Эти слова Дидро встретили бурное одобрение, послышались аплодисменты.
– Дидро, конечно, преувеличивал, тогда было время тирании и произвола, он был вынужден говорить так остро… Но в целом его мысль вполне современна.
– Он был против религии, и это главное.
– Господа, – сказал, поднимаясь, Вик д'Азир, известный врач и анатом, основатель Королевского медицинского общества, – давайте выпьем за то, что Бога нет. Лично я так же уверен в этом, как и в том, что Гомер был глупцом.
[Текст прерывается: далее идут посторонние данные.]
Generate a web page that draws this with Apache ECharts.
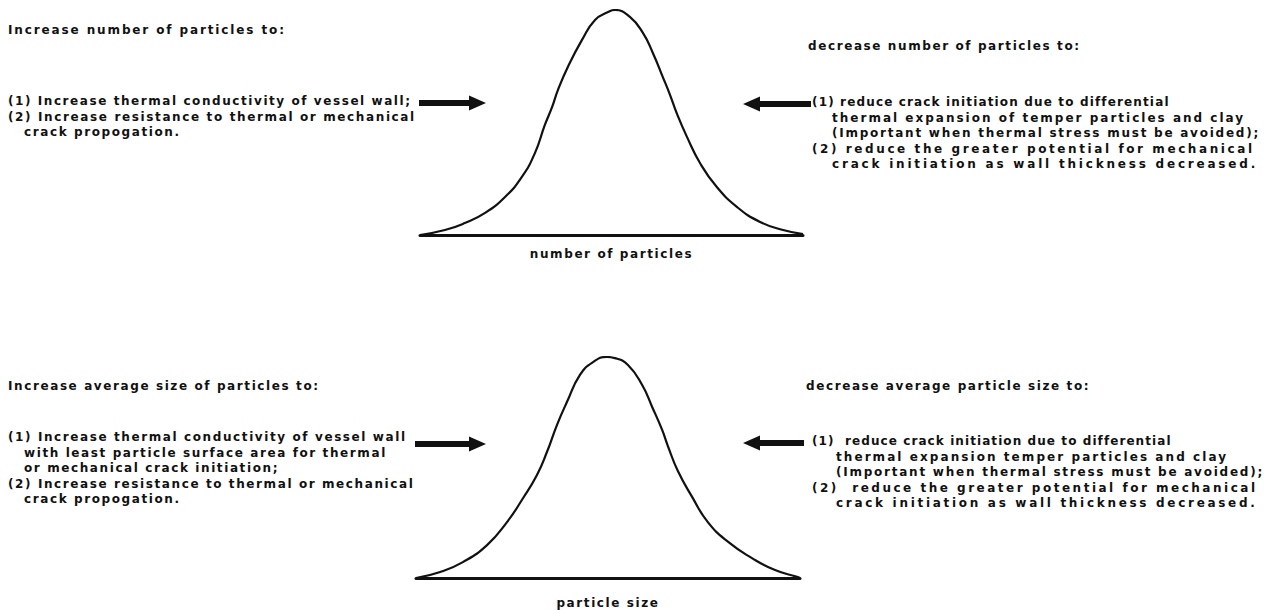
<!DOCTYPE html>
<html><head><meta charset="utf-8">
<script src="https://cdn.jsdelivr.net/npm/echarts@6/dist/echarts.min.js"></script>
<style>html,body{margin:0;padding:0;background:#fff}#c{width:1280px;height:610px}#c text{letter-spacing:1.6px}</style>
</head><body><div id="c"></div>
<script>
// ---- data ----
const topCurveX = [0, 6.5, 11.7, 17.0, 22.2, 26.6, 30.0, 32.6, 34.5, 36.0, 38.6, 42.3, 45.7, 49.1, 50.9, 54.8, 58.2, 60.8, 63.4, 65.3, 67.1, 69.7, 73.1, 77.5, 82.8, 88.8, 94.8, 100];
const topCurveY = [0, 2.2, 5.3, 9.8, 16.9, 25.8, 36.4, 48.9, 56.9, 64.4, 74.7, 86.7, 95.6, 99.1, 100, 96.9, 89.8, 80.9, 70.2, 62.2, 53.8, 43.6, 32.0, 21.3, 12.4, 5.8, 2.2, 0.4];
const bottomCurveX = [0, 6.3, 12.2, 18.5, 23.7, 27.9, 31.5, 34.1, 36.7, 39.3, 42.7, 46.1, 49.7, 51.8, 55.2, 58.9, 61.5, 64.1, 65.6, 68.2, 71.9, 76.0, 81.3, 87.5, 93.5, 99.2, 100];
const bottomCurveY = [0, 2.7, 7.2, 14.9, 25.3, 36.2, 46.6, 57.0, 69.2, 79.6, 91.9, 97.7, 100, 99.5, 96.4, 87.3, 77.4, 67.0, 59.7, 48.4, 36.7, 25.3, 16.3, 9.0, 3.6, 0.5, 0];

const topAxisName = 'number of particles';
const bottomAxisName = 'particle size';

const topLeftHead = 'Increase number of particles to:';
const topLeftItems = [
  '(1) Increase thermal conductivity of vessel wall;',
  '(2) Increase resistance to thermal or mechanical',
  'crack propogation.'
];
const topRightHead = 'decrease number of particles to:';
const topRightItems = [
  '(1) reduce crack initiation due to differential',
  'thermal expansion of temper particles and clay',
  '(Important when thermal stress must be avoided);',
  '(2) reduce the greater potential for mechanical',
  'crack initiation as wall thickness decreased.'
];
const bottomLeftHead = 'Increase average size of particles to:';
const bottomLeftItems = [
  '(1) Increase thermal conductivity of vessel wall',
  'with least particle surface area for thermal',
  'or mechanical crack initiation;',
  '(2) Increase resistance to thermal or mechanical',
  'crack propogation.'
];
const bottomRightHead = 'decrease average particle size to:';
const bottomRightItems = [
  '(1)  reduce crack initiation due to differential',
  'thermal expansion temper particles and clay',
  '(Important when thermal stress must be avoided);',
  '(2)  reduce the greater potential for mechanical',
  'crack initiation as wall thickness decreased.'
];

// ---- layout (positions / widths, kept apart from the text) ----
const FONT = 'DejaVu Sans';
const FS = 12;
const LH = 15.6;
// per block: header pos, header right edge, items origin, indents, item right edges (null = default spacing)
const layoutTL = { hx: 8, hy: 30, hr: 284, x: 8, y: 101, ind: [0, 0, 16], right: [410, 414, null] };
const layoutTR = { hx: 808, hy: 46, hr: null, x: 812, y: 102, ind: [0, 20, 20, 0, 20], right: [1168, 1243, 1258, 1252, 1255] };
const layoutBL = { hx: 8, hy: 386, hr: null, x: 8, y: 437, ind: [0, 16, 16, 0, 16], right: [null, null, null, null, null] };
const layoutBR = { hx: 806, hy: 386, hr: null, x: 812, y: 441, ind: [0, 24, 24, 0, 24], right: [1170, 1226, 1262, 1255, 1255] };

function zip(xs, ys) { return xs.map((x, i) => [x, ys[i]]); }

const graphics = [];
const fitList = [];
function textEl(str, x, y, right) {
  graphics.push({
    type: 'text', x: x, y: y, silent: true,
    style: { text: str, fill: '#111', font: 'bold ' + FS + 'px "' + FONT + '"', textVerticalAlign: 'middle' }
  });
  if (right != null) fitList.push({ text: str, x: x, y: y, right: right });
}
function block(head, items, L) {
  textEl(head, L.hx, L.hy, L.hr);
  items.forEach((s, i) => textEl(s, L.x + L.ind[i], L.y + i * LH, L.right[i]));
}
block(topLeftHead, topLeftItems, layoutTL);
block(topRightHead, topRightItems, layoutTR);
block(bottomLeftHead, bottomLeftItems, layoutBL);
block(bottomRightHead, bottomRightItems, layoutBR);

function arrow(x1, x2, y) {
  const dir = x2 > x1 ? 1 : -1;
  const headLen = 17, headHalf = 7.5, shaft = 6;
  const hx = x2 - dir * headLen;
  graphics.push({
    type: 'polygon', silent: true,
    shape: { points: [
      [x1, y - shaft / 2], [hx, y - shaft / 2], [hx, y - headHalf], [x2, y],
      [hx, y + headHalf], [hx, y + shaft / 2], [x1, y + shaft / 2]
    ] },
    style: { fill: '#111' }
  });
}
arrow(419, 486, 103);
arrow(811, 743, 104);
arrow(415, 486, 444);
arrow(804, 743, 443);

const chart = echarts.init(document.getElementById('c'), null, { renderer: 'svg' });
const axisCommon = {
  type: 'value', min: 0, max: 100,
  splitLine: { show: false }, axisTick: { show: false }, axisLabel: { show: false }
};
const nameStyle = { color: '#111', fontFamily: FONT, fontWeight: 'bold', fontSize: FS };
chart.setOption({
  backgroundColor: '#fff',
  animation: false,
  grid: [
    { left: 420, width: 383, top: 10, height: 225 },
    { left: 416, width: 384, top: 357, height: 221 }
  ],
  xAxis: [
    Object.assign({}, axisCommon, { gridIndex: 0, axisLine: { show: true, lineStyle: { color: '#111', width: 3 } },
      name: topAxisName, nameLocation: 'middle', nameGap: 13, nameTextStyle: nameStyle }),
    Object.assign({}, axisCommon, { gridIndex: 1, axisLine: { show: true, lineStyle: { color: '#111', width: 3 } },
      name: bottomAxisName, nameLocation: 'middle', nameGap: 19, nameTextStyle: nameStyle })
  ],
  yAxis: [
    Object.assign({}, axisCommon, { gridIndex: 0, axisLine: { show: false } }),
    Object.assign({}, axisCommon, { gridIndex: 1, axisLine: { show: false } })
  ],
  series: [
    { type: 'line', xAxisIndex: 0, yAxisIndex: 0, data: zip(topCurveX, topCurveY), smooth: 0.5,
      showSymbol: false, lineStyle: { color: '#111', width: 2.2 } },
    { type: 'line', xAxisIndex: 1, yAxisIndex: 1, data: zip(bottomCurveX, bottomCurveY), smooth: 0.5,
      showSymbol: false, lineStyle: { color: '#111', width: 2.2 } }
  ],
  graphic: graphics
});

// stretch letter spacing of selected lines to their lettered widths
(function fitText() {
  const els = Array.from(document.querySelectorAll('#c svg text'));
  const host = document.getElementById('c').getBoundingClientRect();
  fitList.forEach(f => {
    let best = null, bestD = Infinity;
    els.forEach(el => {
      if (el.textContent !== f.text) return;
      const b = el.getBoundingClientRect();
      const d = Math.abs(b.top - host.top + b.height / 2 - f.y) + Math.abs(b.left - host.left - f.x);
      if (d < bestD) { bestD = d; best = el; }
    });
    if (!best) return;
    best.style.letterSpacing = '0px';
    const w = best.getComputedTextLength();
    const n = f.text.length;
    const ls = (f.right - f.x - w) / Math.max(1, n - 1);
    best.style.letterSpacing = ls.toFixed(2) + 'px';
  });
})();
</script></body></html>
Тут все принялись толковать о Боге и о Гомере; впрочем, среди присутствующих нашлись такие, которые сказали доброе слово и о том, и о другом. Постепенно беседа приняла более серьезный характер. Писатель и критик Лагарп выразил восхищение революцией, которую произвел в умах Вольтер, и все согласились, что именно это, прежде всего, делает Вольтера достойным своей славы: «Он явил собой пример своему веку, заставив читать себя в лакейской, равно как и в гостиной». Шамфор, покатываясь со смеху, рассказал о своем парикмахере, который, пудря его парик, заявил: «Я, видите ли, сударь, всего лишь жалкий недоучка, однако верю в Бога не более, чем другие». И все сошлись на том, что суеверию и фанатизму неизбежно наступит конец, что место их заступит философия, что революция умов не за горами, и уже принялись подсчитывать, как скоро она наступит и кому из присутствующих доведется увидеть царство разума воочию. Люди более преклонных лет, в частности академик Байи, сетовали, что им до этого уже не дожить, молодые радовались тому, что у них на это большие надежды. А более всего превозносилась Академия за то, что она подготовила великое дело освобождения умов, являясь средоточием свободомыслия и вдохновительницей его.